Adani Draws Enough Investor Bids to Pull Off $2.5 Billion Stock Sale.

Public offering was slightly oversubscribed after a U.S. short seller took aim at the Indian conglomerate

Adani Group is an energy and infrastructure conglomerate controlled by Gautam Adani. Photo: Indranil Aditya/Bloomberg News

The flagship company of India’s Adani Group collected enough investor bids Tuesday to pull off a large stock sale, advancing its fundraising plans in the face of fraud allegations from a U.S. short seller. 

By Tuesday afternoon in India, a public share offering by Adani Enterprises Ltd. was slightly oversubscribed—indicating that the Mumbai-listed company would be able to complete the deal, which aimed to raise up to $2.5 billion.  

The share sale had been in the works before New York-based Hindenburg Research released a scathing report last week targeting the giant energy and infrastructure conglomerate controlled by Gautam Adani, one of the world’s wealthiest individuals. Since then, Adani Group and the short seller have traded barbs while the shares of seven listed companies bearing the Adani name have collectively lost the equivalent of $64 billion in market value

Some Adani companies’ shares fell for a fourth trading day Tuesday while others rose slightly. Early in the day, India’s two largest stock exchanges adjusted their daily trading ranges for three Adani-linked companies, limiting their maximum change in either direction to 10%, from 20% previously. 

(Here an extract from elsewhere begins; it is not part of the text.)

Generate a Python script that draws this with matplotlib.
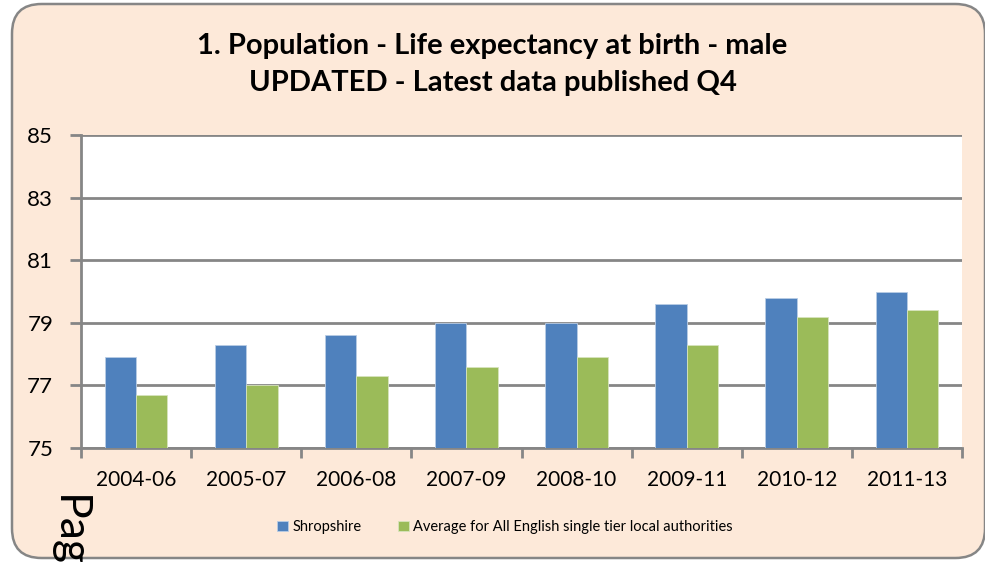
import numpy as np
import matplotlib.pyplot as plt
from matplotlib.patches import FancyBboxPatch

# Дані графіка
periods = ["2004-06", "2005-07", "2006-08", "2007-09", "2008-10", "2009-11", "2010-12", "2011-13"]
shropshire = [77.9, 78.3, 78.6, 79.0, 79.0, 79.6, 79.8, 80.0]
england_avg = [76.7, 77.0, 77.3, 77.6, 77.9, 78.3, 79.2, 79.4]
series_names = ["Shropshire", "Average for All English single tier local authorities"]
y_ticks = [75, 77, 79, 81, 83, 85]

W, H = 985, 562
fig = plt.figure(figsize=(W / 100, H / 100), dpi=100)
fig.patch.set_facecolor("white")

# Рамка з заокругленими кутами
box = FancyBboxPatch((12 / W, 4 / H), (W - 12) / W, (H - 8) / H,
                     boxstyle="round,pad=0,rounding_size=0.03",
                     transform=fig.transFigure, facecolor="#FDE9D9",
                     edgecolor="#868686", linewidth=1.8, zorder=-5,
                     mutation_aspect=W / H)
fig.patches.append(box)

ax = fig.add_axes([81 / W, 1 - 448 / H, (962 - 81) / W, (448 - 135) / H])
ax.set_zorder(2)
ax.set_facecolor("white")

x = np.arange(len(periods))
bw = 0.285
ax.bar(x - bw / 2, np.array(shropshire) - 75, bw, bottom=75, color="#4F81BD",
       edgecolor="#B9CDE5", linewidth=0.6, label=series_names[0], zorder=3)
ax.bar(x + bw / 2, np.array(england_avg) - 75, bw, bottom=75, color="#9BBB59",
       edgecolor="#D7E4BD", linewidth=0.6, label=series_names[1], zorder=3)

ax.set_ylim(75, 85)
ax.set_xlim(-0.5, len(periods) - 0.5)
ax.set_yticks(y_ticks)
ax.set_yticklabels([str(t) for t in y_ticks], fontsize=16, family="Lato")
ax.set_xticks(x)
ax.set_xticklabels(periods, fontsize=15, family="Lato")
ax.set_xticks(np.arange(len(periods) + 1) - 0.5, minor=True)
ax.tick_params(axis="x", which="major", length=0, pad=16)
ax.tick_params(axis="x", which="minor", length=7, width=2, color="#868686")
ax.tick_params(axis="y", length=8, width=2, color="#868686", pad=12)

ax.grid(axis="y", color="#868686", linewidth=2, zorder=1)
for side in ["top", "right"]:
    ax.spines[side].set_visible(False)
for side in ["left", "bottom"]:
    ax.spines[side].set_color("#868686")
    ax.spines[side].set_linewidth(2)

fig.text(0.5, 1 - 46 / H, "1. Population - Life expectancy at birth - male",
         ha="center", va="center", fontsize=21, fontweight="bold", family="Lato")
fig.text(0.5, 1 - 83 / H, "UPDATED - Latest data published Q4",
         ha="center", va="center", fontsize=21, fontweight="bold", family="Lato")

ax.legend(loc="center", bbox_to_anchor=(505 / W, 1 - 527 / H),
          bbox_transform=fig.transFigure, ncol=2, frameon=False,
          prop={"family": "Lato", "size": 10.5}, handlelength=0.75,
          handleheight=0.75, handletextpad=0.3, columnspacing=2.5)

fig.text(48 / W, 1 - 495 / H, "Page", rotation=270, ha="left", va="top",
         fontsize=32, family="Lato")

fig.savefig("out.png", dpi=100)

The shares of Adani Total Gas Ltd., one of the three firms whose shares were subject to the narrower trading band, fell by the maximum allowable limit of 10% Tuesday. The other two companies, Adani Green Energy Ltd. and Adani Transmission Ltd., chalked up low-single-digit percentage gains. 

Shares of Adani Enterprises, the company pursuing the follow-on stock sale, also rose, to levels slightly below the base price of the offering. Its shares have soared over the last few years, taking their historical price-to-earnings multiple to more than 400 times. 

Adani Enterprises had earlier secured around $734 million in purchase commitments for the deal from more than 30 anchor investors. They included various international securities firms, the Abu Dhabi Investment Authority and state-backed behemoth Life Insurance Corporation of India. On Monday, an Abu Dhabi-based conglomerate, International Holding Co., said it would buy $400 million worth of shares in the offering in a public show of support for the group. 

Most of the bids for the rest of the offering came from large investors, including companies. Many trickled in during the last few hours of the offering. The retail-investor portion of the deal was only 12% subscribed. 

The company is scheduled to price the deal Wednesday, according to its regulatory filings. It plans to use some of the proceeds to fund capital expenditures for green-energy projects, expressway construction and airport improvements. It also intends to repay some debt. 

Adani Enterprises’ sprawling business portfolio includes green hydrogen, data centers, mining, defense and airport development. 

Hindenburg Research has made bearish bets against the Adani companies through their U.S. dollar bonds and derivatives that aren’t traded in India. The group’s dollar bonds have dropped in price since the short-seller’s report came out. They recovered some losses Tuesday, according to Tradeweb data.

The short seller has alleged that Adani manipulated prices of its shares over the years through various offshore shell companies. The conglomerate has disputed the allegations in a lengthy response and characterized Hindenburg’s move as an attack on India. 

The selloff following Hindenburg’s allegations has eroded Mr. Adani’s net worth. The 60-year-old was once the world’s second-richest person but is now ranked 11th at $84.4 billion as of Tuesday, according to the Bloomberg Billionaires Index.